There’s no language in common, you don’t have the ability to just pick up a book, you know, Pirahã 101, and just read through it. There’s the difficulties of living in the jungle and having to deal with cultural differences. Perhaps even situations where the people who are trying to teach you are not being as helpful or straightforward as you’d like.

Some other ideas that I took from Everett’s language learning practice…

You should be immersed in the culture you’re learning from. So clearly, it’s not enough to just study in this abstract and removed place in the culture. Daniel Everett is living with these people and interacting with them and very often discovering that the language and the culture are not so separate.

Another idea is to be unafraid to fail and have a sense of humor and this is something that that I think comes across very strongly in a video I saw of him practicing this mono-lingual fieldwork where he basically shows his fearlessness at trying out ideas, at pronouncing things wrong, making mistakes, and often he recounts stories where people will for instance teach him a word in a wrong way so that it’s funny for them or basically they will deny him access perhaps to certain sets of speakers so he isn’t able to get the explanation that he would like to have.

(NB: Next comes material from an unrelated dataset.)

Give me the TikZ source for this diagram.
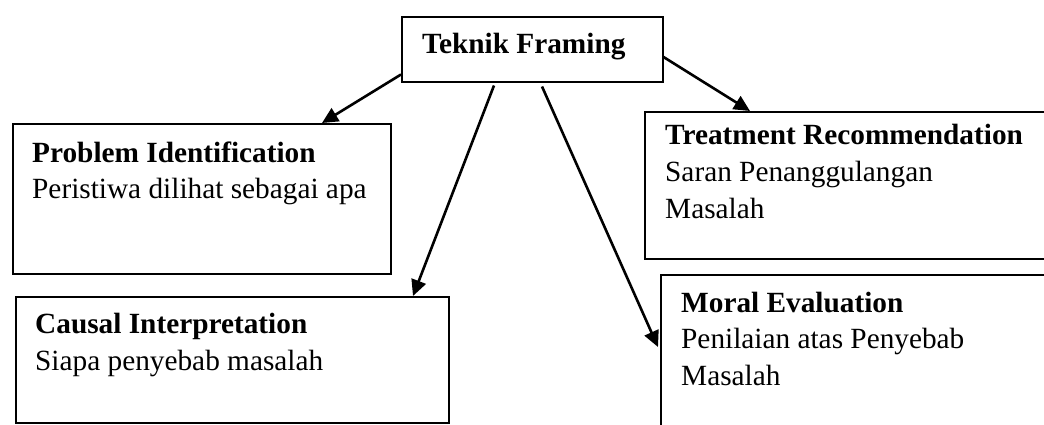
\documentclass[tikz,border=0pt]{standalone}
\usepackage{fontspec}
\setmainfont{Liberation Serif}
\usetikzlibrary{arrows.meta,calc}
\begin{document}
\begin{tikzpicture}[x=1pt,y=-1pt,
  box/.style={draw,line width=1.5pt,rectangle,inner sep=0pt,anchor=north west},
  txt/.style={anchor=base west,inner sep=0pt,font=\fontsize{29.3}{36}\selectfont},
  btxt/.style={txt,font=\fontsize{29.3}{36}\selectfont\bfseries},
  conn/.style={line width=2.6pt,-{Triangle[length=16pt,width=15pt]}}]
\clip (0,0) rectangle (1044,424);
\fill[white] (0,0) rectangle (1044,424);
% boxes
\node[box,minimum width=261pt,minimum height=65pt] (top) at (401,16) {};
\node[box,minimum width=378pt,minimum height=150pt] (pi) at (12,123) {};
\node[box,minimum width=433pt,minimum height=126pt] (ci) at (15,296) {};
\node[box,minimum width=420pt,minimum height=147pt] (tr) at (644,111) {};
\node[box,minimum width=420pt,minimum height=170pt] (me) at (660,274) {};
% texts
\node[btxt] (t0) at (422,53) {Teknik Framing};
\node[btxt] (t1a) at (32,162) {Problem Identification};
\node[txt] (t1b) at (32,198) {Peristiwa dilihat sebagai apa};
\node[btxt] (t2a) at (35,333) {Causal Interpretation};
\node[txt] (t2b) at (35,370) {Siapa penyebab masalah};
\node[btxt] (t3a) at (665,144) {Treatment Recommendation};
\node[txt] (t3b) at (665,181.5) {Saran Penanggulangan};
\node[txt] (t3c) at (665,218.5) {Masalah};
\node[btxt] (t4a) at (681,312) {Moral Evaluation};
\node[txt] (t4b) at (681,348.5) {Penilaian atas Penyebab};
\node[txt] (t4c) at (681,385) {Masalah};
% connectors
\draw[conn] ($(top.south west)+(0,-8)$) -- ($(pi.north west)+(310,0)$);
\draw[conn] ($(top.south west)+(93,3)$) -- ($(ci.north west)+(398,0)$);
\draw[conn] ($(top.south west)+(141,4)$) -- ($(me.north west)+(-2,73)$);
\draw[conn] ($(top.north east)+(0,41)$) -- ($(tr.north west)+(106,0)$);
\end{tikzpicture}
\end{document}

On the value of anthropology…

Most people don’t even have the ability to travel to another modern country for too, too long. Therefore I think this book can fill in a gap… My feeling is that many of the cultures we are in today, whether it’s Canada where I live, or China or Europe or Australia or Brazil, they are different obviously, but there’s so many cross-minglings, so many mixtures of ideas and theories and words and even just the idea that we’re both living in sort of modern industrialized societies, all of these things create a situation where cultures are much more homogenized than they would otherwise be.

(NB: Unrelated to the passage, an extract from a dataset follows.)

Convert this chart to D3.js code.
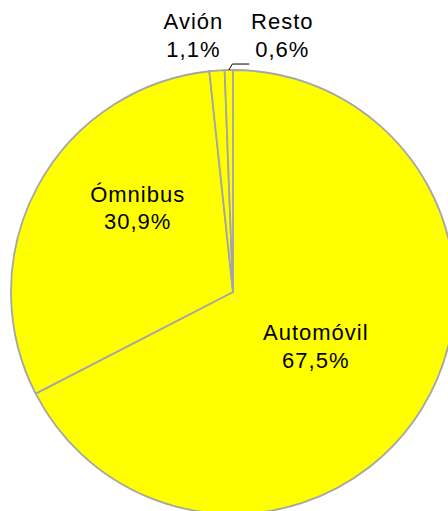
<!DOCTYPE html>
<head>
    <meta charset="utf-8">
    <title>Pie Chart</title>
    <script src="https://d3js.org/d3.v7.min.js"></script>
    <style>
        body { margin: 0; background: #fff; }
        text { font-family: "Liberation Sans", Arial, sans-serif; font-size: 22px; fill: #000; letter-spacing: 1px; }
    </style>
</head>
<body>
    <div id="container"></div>
    <script>
        //----------------------------DATA------------------------------//
        var categories = ["Automóvil", "Ómnibus", "Avión", "Resto"];
        var shares = [67.5, 30.9, 1.1, 0.6];
        var shareLabels = ["67,5%", "30,9%", "1,1%", "0,6%"];

        // label placement: angle (deg, clockwise from top) and distance from centre
        var labelAngle = [123.8, 311, 351.1, 10.8];
        var labelRadius = [99, 127, 259, 260.5];

        //----------------------------SVG-------------------------------//
        var width = 448, height = 511,
            radius = 222,
            cx = 233, cy = 292;

        var svg = d3.select("#container").append("svg")
            .attr("width", width)
            .attr("height", height);

        var g = svg.append("g")
            .attr("transform", "translate(" + cx + "," + cy + ")");

        var data = categories.map(function (c, i) {
            return { name: c, value: shares[i], label: shareLabels[i], i: i };
        });

        var pie = d3.pie().sort(null).value(function (d) { return d.value; });
        var arc = d3.arc().innerRadius(0).outerRadius(radius);
        var arcs = pie(data);

        //----------------------------SLICES----------------------------//
        g.selectAll("path.slice")
            .data(arcs)
            .enter().append("path")
            .attr("class", "slice")
            .attr("d", arc)
            .style("fill", "#FFFF00")
            .style("stroke", "#A6A6A6")
            .style("stroke-width", 1.8)
            .style("stroke-linejoin", "round");

        //----------------------------LEADER----------------------------//
        var resto = arcs[3];
        var mid = (resto.startAngle + resto.endAngle) / 2;
        var p0 = [radius * Math.sin(mid), -radius * Math.cos(mid)];
        g.append("polyline")
            .attr("points", [p0, [p0[0] + 3.5, p0[1] - 6], [p0[0] + 20.5, p0[1] - 6]].map(function (p) { return p.join(","); }).join(" "))
            .style("fill", "none")
            .style("stroke", "#000")
            .style("stroke-width", 1);

        //----------------------------LABELS----------------------------//
        var labels = g.selectAll("text.lbl")
            .data(arcs)
            .enter().append("text")
            .attr("class", "lbl")
            .attr("text-anchor", "middle")
            .attr("transform", function (d) {
                var a = labelAngle[d.index] * Math.PI / 180,
                    r = labelRadius[d.index];
                return "translate(" + (r * Math.sin(a) + 0.5) + "," + (-r * Math.cos(a)) + ")";
            });

        labels.append("tspan")
            .attr("x", 0)
            .attr("y", -7)
            .text(function (d) { return d.data.name; });

        labels.append("tspan")
            .attr("x", 0)
            .attr("y", 20.5)
            .text(function (d) { return d.data.label; });
    </script>
</body>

This can lead to the impression that there’s certain human universals which perhaps they are actually contingent facts that are not actually parts of our deep, inherent nature but parts of how cultures have adapted to our shared environment or the shared challenges of living in cities, having agriculture and those sorts of things.

On the idea of what I call, the “value trap”…

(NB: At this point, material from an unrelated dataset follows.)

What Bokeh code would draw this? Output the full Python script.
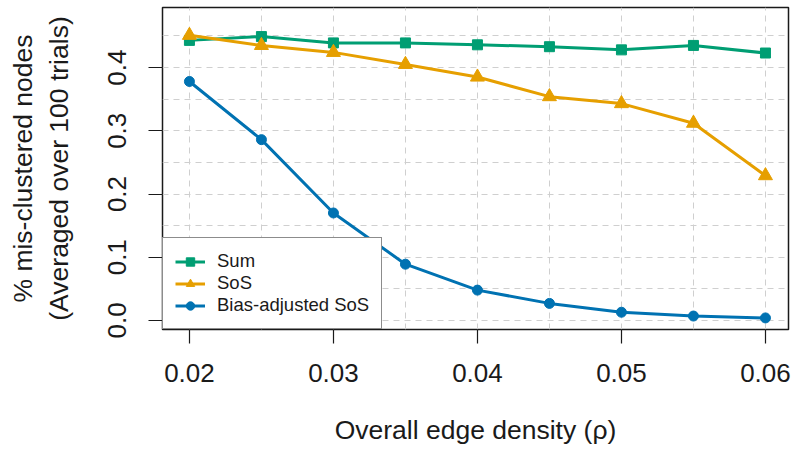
from bokeh.plotting import figure
from bokeh.models import FixedTicker, Legend, LegendItem, Range1d
from bokeh.embed import file_html
from bokeh.resources import INLINE

# Overall edge density and mean fraction of mis-clustered nodes per method
density = [0.02, 0.025, 0.03, 0.035, 0.04, 0.045, 0.05, 0.055, 0.06]
sum_err = [0.443, 0.449, 0.439, 0.439, 0.436, 0.433, 0.428, 0.435, 0.423]
sos_err = [0.451, 0.435, 0.424, 0.405, 0.385, 0.354, 0.343, 0.312, 0.229]
bias_err = [0.378, 0.286, 0.170, 0.089, 0.048, 0.027, 0.013, 0.007, 0.004]

x_ticks = [0.02, 0.03, 0.04, 0.05, 0.06]
x_tick_labels = ["0.02", "0.03", "0.04", "0.05", "0.06"]
y_ticks = [0.0, 0.1, 0.2, 0.3, 0.4]
y_tick_labels = ["0.0", "0.1", "0.2", "0.3", "0.4"]
y_grid = [0.0, 0.05, 0.1, 0.15, 0.2, 0.25, 0.3, 0.35, 0.4, 0.45]

FONT = "Liberation Sans"
GREEN, ORANGE, BLUE = "#009E73", "#E69F00", "#0072B2"

p = figure(
    width=794, height=449,
    output_backend="svg", toolbar_location=None,
    x_range=Range1d(0.01813, 0.0616), y_range=Range1d(-0.0143, 0.495),
    min_border_left=162, min_border_right=6, min_border_top=7, min_border_bottom=120,
    x_axis_label="Overall edge density (\u03c1)",
    y_axis_label="% mis-clustered nodes\n(Averaged over 100 trials)",
)
p.background_fill_color = "white"
p.border_fill_color = "white"
p.outline_line_color = "#1a1a1a"
p.outline_line_width = 1.5

# dashed reference grid
p.xgrid.ticker = FixedTicker(ticks=density)
p.ygrid.ticker = FixedTicker(ticks=y_grid)
for g in (p.xgrid, p.ygrid):
    g.grid_line_color = "#cfcfcf"
    g.grid_line_dash = "6 5"
    g.grid_line_width = 1

# axes
p.xaxis.ticker = FixedTicker(ticks=x_ticks)
p.yaxis.ticker = FixedTicker(ticks=y_ticks)
p.xaxis.major_label_overrides = dict(zip(x_ticks, x_tick_labels))
p.yaxis.major_label_overrides = dict(zip(y_ticks, y_tick_labels))
p.yaxis.major_label_orientation = "vertical"
for ax in (p.xaxis, p.yaxis):
    ax.axis_line_color = None
    ax.major_tick_in = 0
    ax.major_tick_out = 14
    ax.major_tick_line_color = "#1a1a1a"
    ax.major_tick_line_width = 1.2
    ax.minor_tick_line_color = None
    ax.major_label_text_font = FONT
    ax.major_label_text_font_size = "26px"
    ax.major_label_text_color = "#1a1a1a"
    ax.axis_label_text_font = FONT
    ax.axis_label_text_font_size = "26.5px"
    ax.axis_label_text_font_style = "normal"
    ax.axis_label_text_color = "#1a1a1a"
p.xaxis.major_label_standoff = 20
p.xaxis.axis_label_standoff = 30
p.yaxis.major_label_standoff = 22
p.yaxis.axis_label_standoff = 32

# series
l1 = p.line(density, sum_err, line_color=GREEN, line_width=3)
m1 = p.scatter(density, sum_err, marker="square", size=10, color=GREEN)
l2 = p.line(density, sos_err, line_color=ORANGE, line_width=3)
m2 = p.scatter(density, sos_err, marker="triangle", size=14, color=ORANGE)
l3 = p.line(density, bias_err, line_color=BLUE, line_width=3)
m3 = p.scatter(density, bias_err, marker="circle", size=10, color=BLUE)

legend = Legend(
    items=[
        LegendItem(label="Sum", renderers=[l1, m1]),
        LegendItem(label="SoS", renderers=[l2, m2]),
        LegendItem(label="Bias-adjusted SoS", renderers=[l3, m3]),
    ],
    location="bottom_left",
    margin=0, padding=12, spacing=0,
    label_height=21, glyph_height=21, glyph_width=30, label_standoff=12,
    label_text_font=FONT, label_text_font_size="18.5px", label_text_color="#1a1a1a",
    border_line_color="#1a1a1a", border_line_width=1.5,
    background_fill_color="white", background_fill_alpha=1.0,
)
p.add_layout(legend, "center")

open("out.html", "w").write(file_html(p, INLINE))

One of the things I found in my own personal development is that you can often get into what I call a value trap. A value trap is where your own values, because they’re invisible and because you cannot reflect on them, lead you into situations where there’s contradictions. Where there are conflicts and paradoxes and situations where you believe one thing but you also believe another thing and those two things are incompatible and they create friction in a particular context and you are unable to resolve them.

So I think there’s definitely a value to holding values, I wouldn’t say that we should all become relativists and that nothing matters but I do think there’s a benefit in being able to see one’s own values.

The Pirahã & the immediacy of experience…

One of the things that really struck me in reading this book about the Piraha is their immediacy of experience principle and this is so contrary to how basically all of us live, that we all live very detached from our immediate experience. We accept authority, we accept stories and truths that we have not witnessed nor has anyone telling us witnessed.

We accept abstract ideas like money and mathematics and all these principles and I don’t think that’s a bad thing. Perhaps in our environment, our culture is better.

But the idea isn’t that one culture is better than the other but just to show that so many of these things that we take for granted as the only possible way of viewing the world, the only possible way of viewing our life, those might just be made up. They might be something that really, there are multiple ways of looking at something.